As we sit ahead of a future inflation or deflation or both, still to come, we need to understand how gold will perform in these sets of conditions. Much has been written on gold being an inflation hedge but not so much on its value in deflation. But gold is not so easy to slot into a pre-defined category like this. In history it has performed well in several other situations. In uncertainty, whether it has been in wartime, economic uncertainty or simply national uncertainty it has performed well. When confidence in currencies seeps away gold prices in those lands reflect the fall of the currency as it rises.
The major point we will describe in this article is that gold is both an asset and cash at times and will be so in the relatively near future!
What is not understood that well by the markets is that gold does cannot be defined as either an asset or as cash. If one does not understand what gold really is then we will misread gold's performance in the future. For the future we are looking at shows that some if not all the conditions we have just mentioned are headed our way soon.
It is therefore critical that we understand what gold really is.
In the developed world gold is seen either as an asset or a commodity as result of over 40 years of indoctrination by developed world's central banks through programs that have attempted to discredit it. In the last 15 years of last century these attempts succeeded as gold fell from $850 to $275 in 1999. But then reality kicked in as the central banks of Europe, while carefully setting up a program of selling some gold, reaffirmed it as an important reserve asset. Since then the Basel accord on banking has defined it as an asset in central banks as a Reserve Asset, in Commercial bank balance sheets as a Tier 1 Balance Sheet Asset and in other institutional portfolios it is treated as a counter to other assets there and as a 'balancing' asset. In the hands of individual investors it is treated either as a source of either long-term or short-term profits or a long-term, financial-security-providing asset.
The world is divided into two halves when it comes to gold. In the developed world it is seen primarily as asset with even Mr. Ben Bernanke, in front of a Senate Committee, stating that gold was not money. As an asset it has been treated there as a counter to growth and to equities. That explains the performance of gold in the U.S. over the last two years. The sell-off of gold from the U.S.-based gold ETFs has described this perfectly. This has now halted.
When Alan Greenspan wrote his favorable, famous essay on gold well before he became the head of the Fed, he stated that "Gold is money, in extremis". What does that mean? It means that gold is money when times are extreme. When is that?
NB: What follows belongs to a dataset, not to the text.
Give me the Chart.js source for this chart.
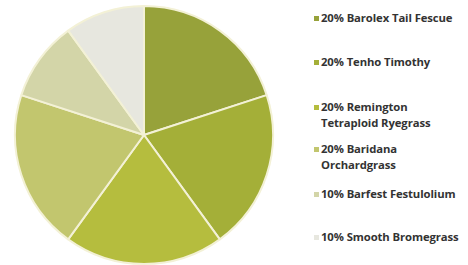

In financial terms it means that it is money when government issued money [currencies] is not functioning as it should.
As we said at the outset, another condition that is "in extremis" is when confidence is lost in a currency by its users. Such extreme conditions come about in wars, currency wars, runaway inflation and runaway deflation. It happens when confidence in an economy and that nation's currency is lost, internationally, too.
We need to emphasize strongly that gold is across the world cash the same as currency, even when currencies are rejected as money. You can take a Peso, a Rand, a Euro to Mongolia and they will not recognize them as money. To those people they are, at best, some foreign government's paper IOU redeemable only in areas that recognize them. But take gold anywhere in the world it is money, even in Mongolia.
The major point you as the reader should take away from this article is that Gold is both an asset and cash. In good times it is an asset. In bad times it is cash. The functioning as one or the other depends on the times we have around us, both locally and internationally.
With the Yuan approaching full convertibility and the status of a global reserve currency, extreme monetary conditions lie just ahead.
In such times gold will facilitate global capital and payment exchanges. That's why China is buying as much as it can now. In time, we expect the rest of the world to take gold wherever and from whomever it can, including its citizens, so that their global monetary interchange is both secured and facilitated by gold in the future.
Yes, this does mean that they will use whatever means they can to take gold from their citizen, including confiscation when the time arrives.
But it means that not only should you hold your gold for the long-term, you should hold it in a way that will protect you from confiscation by your government and leaving you out of harm's way.